2019-07-08 Thread Lucas Alvares Gomes
Hi,

Thanks for reporting, Daniel.

On Mon, Jul 8, 2019 at 11:22 AM Daniel Alvarez Sanchez
 wrote:
>
> Hi folks,
>
> While working with an OpenStack environment running OVN and
> ovsdb-server in A/P configuration with Pacemaker we hit an issue that
> has been probably around for a long time.
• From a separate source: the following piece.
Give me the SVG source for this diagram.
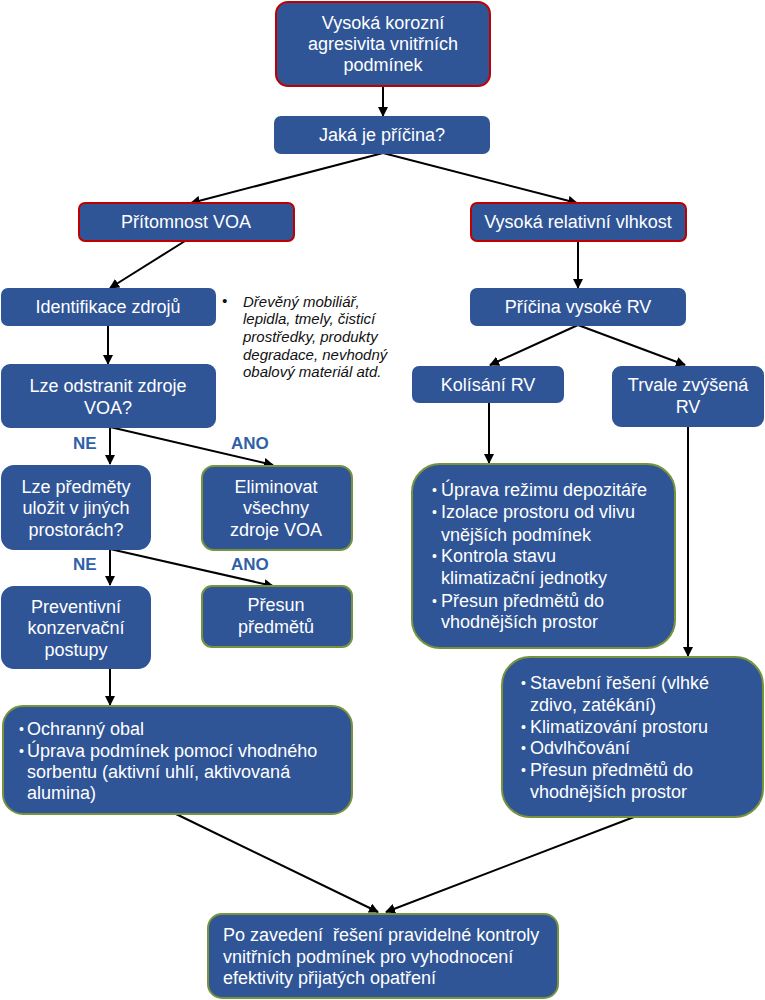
<svg xmlns="http://www.w3.org/2000/svg" width="765" height="1000" viewBox="0 0 765 1000">
<style>
.box{fill:#2F5597;stroke:#2F5597;stroke-width:2}
.red{stroke:#C00000}
.green{stroke:#77933C}
.t{font-family:"Liberation Sans",Arial,sans-serif;font-size:18px;fill:#fff}
.c{text-anchor:middle}
.b{font-family:"Liberation Sans",Arial,sans-serif;font-size:14px;fill:#fff}
.lbl{font-family:"Liberation Sans",Arial,sans-serif;font-size:17px;font-weight:bold;fill:#3060A8}
.it{font-family:"Liberation Sans",Arial,sans-serif;font-size:15px;font-style:italic;fill:#111}
.e{stroke:#000;stroke-width:2;fill:none;marker-end:url(#ah)}
</style>
<defs>
<marker id="ah" viewBox="0 0 10 10" refX="9" refY="5" markerWidth="5" markerHeight="5" orient="auto" markerUnits="strokeWidth">
<path d="M0,0 L10,5 L0,10 z" fill="#000"/>
</marker>
</defs>
<g id="connectors">
<path class="e" d="M383,87 L383,116"/>
<path class="e" d="M383,153 L191,203"/>
<path class="e" d="M383,153 L577,203"/>
<path class="e" d="M185,241 L110,288"/>
<path class="e" d="M108,325 L108,364"/>
<path class="e" d="M578,241 L578,288"/>
<path class="e" d="M578,325 L490,365"/>
<path class="e" d="M578,325 L685,365"/>
<path class="e" d="M489,402 L489,463"/>
<path class="e" d="M688,426 L688,656"/>
<path class="e" d="M110,427 L110,464"/>
<path class="e" d="M110,427 L273,465"/>
<path class="e" d="M110,549 L110,585"/>
<path class="e" d="M110,549 L273,586"/>
<path class="e" d="M110,668 L110,705"/>
<path class="e" d="M176,814 L378,912"/>
<path class="e" d="M634,817 L386,912"/>
</g>
<g id="n1"><rect class="box red" x="276" y="2" width="214" height="84" rx="12"/>
<text class="t c" x="383" y="29">Vysoká korozní</text>
<text class="t c" x="383" y="50">agresivita vnitřních</text>
<text class="t c" x="383" y="71">podmínek</text></g>
<g id="n2"><rect class="box" x="275" y="117" width="214" height="36" rx="6"/>
<text class="t c" x="382" y="141">Jaká je příčina?</text></g>
<g id="n3"><rect class="box red" x="79" y="203" width="215" height="38" rx="6"/>
<text class="t c" x="186" y="228">Přítomnost VOA</text></g>
<g id="n4"><rect class="box red" x="471" y="203" width="215" height="38" rx="6"/>
<text class="t c" x="578" y="228">Vysoká relativní vlhkost</text></g>
<g id="n5"><rect class="box" x="2" y="289" width="213" height="36" rx="6"/>
<text class="t c" x="108" y="313">Identifikace zdrojů</text></g>
<g id="note">
<text class="it" x="222" y="306" font-style="normal">•</text>
<text class="it" x="243" y="307">Dřevěný mobiliář,</text>
<text class="it" x="243" y="324">lepidla, tmely, čisticí</text>
<text class="it" x="243" y="342">prostředky, produkty</text>
<text class="it" x="243" y="360">degradace, nevhodný</text>
<text class="it" x="243" y="377">obalový materiál atd.</text></g>
<g id="n6"><rect class="box" x="471" y="289" width="214" height="36" rx="6"/>
<text class="t c" x="578" y="313">Příčina vysoké RV</text></g>
<g id="n7"><rect class="box" x="2" y="365" width="213" height="62" rx="8"/>
<text class="t c" x="108" y="392">Lze odstranit zdroje</text>
<text class="t c" x="108" y="414">VOA?</text></g>
<g id="n8"><rect class="box" x="413" y="367" width="150" height="35" rx="6"/>
<text class="t c" x="488" y="391">Kolísání RV</text></g>
<g id="n9"><rect class="box" x="613" y="367" width="150" height="59" rx="8"/>
<text class="t c" x="688" y="391">Trvale zvýšená</text>
<text class="t c" x="688" y="413">RV</text></g>
<g id="labels">
<text class="lbl" x="73" y="449">NE</text>
<text class="lbl" x="231" y="449">ANO</text>
<text class="lbl" x="73" y="570">NE</text>
<text class="lbl" x="231" y="570">ANO</text></g>
<g id="n10"><rect class="box" x="2" y="466" width="148" height="83" rx="12"/>
<text class="t c" x="76" y="493">Lze předměty</text>
<text class="t c" x="76" y="514">uložit v jiných</text>
<text class="t c" x="76" y="536">prostorách?</text></g>
<g id="n11"><rect class="box green" x="202" y="466" width="150" height="84" rx="12"/>
<text class="t c" x="276" y="493">Eliminovat</text>
<text class="t c" x="276" y="514">všechny</text>
<text class="t c" x="276" y="536">zdroje VOA</text></g>
<g id="n12"><rect class="box green" x="412" y="464" width="263" height="184" rx="28"/>
<text class="b" x="432" y="495">•</text><text class="t" x="441" y="496">Úprava režimu depozitáře</text>
<text class="b" x="432" y="517">•</text><text class="t" x="441" y="518">Izolace prostoru od vlivu</text>
<text class="t" x="441" y="541">vnějších podmínek</text>
<text class="b" x="432" y="561">•</text><text class="t" x="441" y="562">Kontrola stavu</text>
<text class="t" x="441" y="584">klimatizační jednotky</text>
<text class="b" x="432" y="606">•</text><text class="t" x="441" y="607">Přesun předmětů do</text>
<text class="t" x="441" y="628">vhodnějších prostor</text></g>
<g id="n13"><rect class="box" x="2" y="587" width="148" height="81" rx="12"/>
<text class="t c" x="76" y="613">Preventivní</text>
<text class="t c" x="76" y="634">konzervační</text>
<text class="t c" x="76" y="656">postupy</text></g>
<g id="n14"><rect class="box green" x="202" y="586" width="150" height="61" rx="10"/>
<text class="t c" x="276" y="611">Přesun</text>
<text class="t c" x="276" y="633">předmětů</text></g>
<g id="n15"><rect class="box green" x="502" y="657" width="261" height="160" rx="28"/>
<text class="b" x="521" y="688">•</text><text class="t" x="530" y="689">Stavební řešení (vlhké</text>
<text class="t" x="530" y="711">zdivo, zatékání)</text>
<text class="b" x="521" y="732">•</text><text class="t" x="530" y="733">Klimatizování prostoru</text>
<text class="b" x="521" y="753">•</text><text class="t" x="530" y="754">Odvlhčování</text>
<text class="b" x="521" y="775">•</text><text class="t" x="530" y="776">Přesun předmětů do</text>
<text class="t" x="530" y="798">vhodnějších prostor</text></g>
<g id="n16"><rect class="box green" x="3" y="706" width="349" height="108" rx="20"/>
<text class="b" x="19" y="734">•</text><text class="t" x="27" y="735">Ochranný obal</text>
<text class="b" x="19" y="756">•</text><text class="t" x="27" y="757">Úprava podmínek pomocí vhodného</text>
<text class="t" x="27" y="778">sorbentu (aktivní uhlí, aktivovaná</text>
<text class="t" x="27" y="799">alumina)</text></g>
<g id="n17"><rect class="box green" x="208" y="914" width="350" height="84" rx="14"/>
<text class="t" x="223" y="941" xml:space="preserve">Po zavedení  řešení pravidelné kontroly</text>
<text class="t" x="223" y="963">vnitřních podmínek pro vyhodnocení</text>
<text class="t" x="223" y="984">efektivity přijatých opatření</text></g>
</svg>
The bug itself seems to be
> related with ovsdb-server not updating the read-only flag properly.
>
> With a 3 nodes cluster running ovsdb-server in active/passive mode,
> when we restart the master-node, pacemaker promotes another node as
> master and moves the associated IPAddr2 resource to it.
> At this point, ovn-controller instances across the cloud reconnect to
> the new node but there's a window where ovsdb-server is still running
> as backup.
>
> For those ovn-controller instances that reconnect within that window,
> every attempt to write in the OVSDB will fail with "operation not
> allowed when database server is in read only mode". This state will
> remain forever unless a reconnection is forced. Restarting
> ovn-controller or killing the connection (for example with tcpkill)
> will make things work again.
>
> A workaround in OVN OCF script could be to wait for the
> ovsdb_server_promote function to wait until we get 'running/active' on
> that instance.
>
> Another open question is what should clients (in this case,
> ovn-controller) do in such situation? Shall they log an error and
> attempt a reconnection (rate limited)?
>

I would say so, ovn-controller _requires_ a read-write session for it
to function properly. Either it can retry to reconnect forever as you
suggested or assert and exit if it's a read-only connection or a
combination of the two (retry first and then exit).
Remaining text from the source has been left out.